PMA often features a mix of professional printers that you would expect to find in a photo studio, along more practical printers that you would expect to find in a home or office. This year, however, the trend was almost exclusively oriented toward high end professional printers. I’ll take a look a some examples:
- Noritsu America Corporation debuted the Noritsu D701, a high quality inkjet printer capable of producing a wide variety of print sizes including standard 4" x 6" prints, calendars, photo cards, locker prints, and posters up to 10" x 36".
"The D701 combines quality and versatility," commented Akihiko Kuwabara, President of Noritsu America Corporation. "Its ability to print up to 10" x 36" panoramic prints creates exciting new revenue potential for retailers.
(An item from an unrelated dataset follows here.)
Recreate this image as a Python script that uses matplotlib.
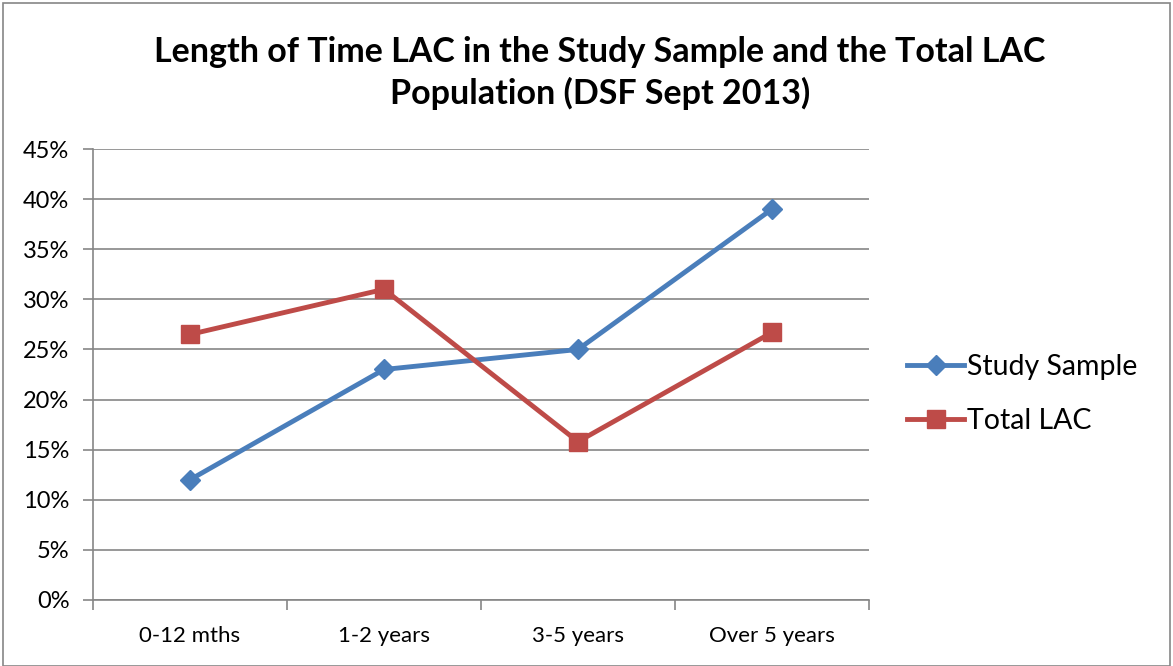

The D701 represents our fifth generation of inkjet technology and is engineered by Noritsu to deliver the same high quality and steadfast reliability that all of our printers are known for worldwide. We’re pleased to offer our expertise in the photo finishing industry, together with knowledge of retailing to new customers such as consumer electronics retailers and office supply stores. We feel Noritsu’s 30 years of business in the US and over 50 years worldwide, provides retailers with the opportunity to partner with a world class leader."
I know I can’t afford one, but it would have been interesting to see an MSRP. Unfortunately, Noritsu isn’t providing one just yet.
- DNP Photo Imaging America announced a new retail kiosk. The kiosk will be self serve, and seat at least three customers at a time. A high speed print tower will connect the customer to a set of four printers. Three of the printers will print standard 6” x 4” photos, and the fourth will be able to print 4” x 8”, 5” x 7”, 6” x 8”, 8” x 10”, and 8” x 12” photos.
“Traditional kiosk systems require dedicated printers for each individual kiosk, which can result in expensive equipment purchases for retailers, especially when multiple-size outputs are offered, and longer wait times for consumers,” said David Oles, DNP Photo Imaging America’s senior vice president of research and development. “Dedicated printers keep a kiosk occupied until the last image has been printed. Assuming a 30-print order with a 10-second-per-image print time, a kiosk can be occupied for up to five minutes after an order has been released for printing. With the new Photo Station, multiple consumers can edit their prints or place print orders, all at the same time.”
It sounds interesting, perhaps really interesting if your photos get mixed up with someone else’s. The kiosk is due out in July, and again, there’s a hesitancy to discuss MSRP.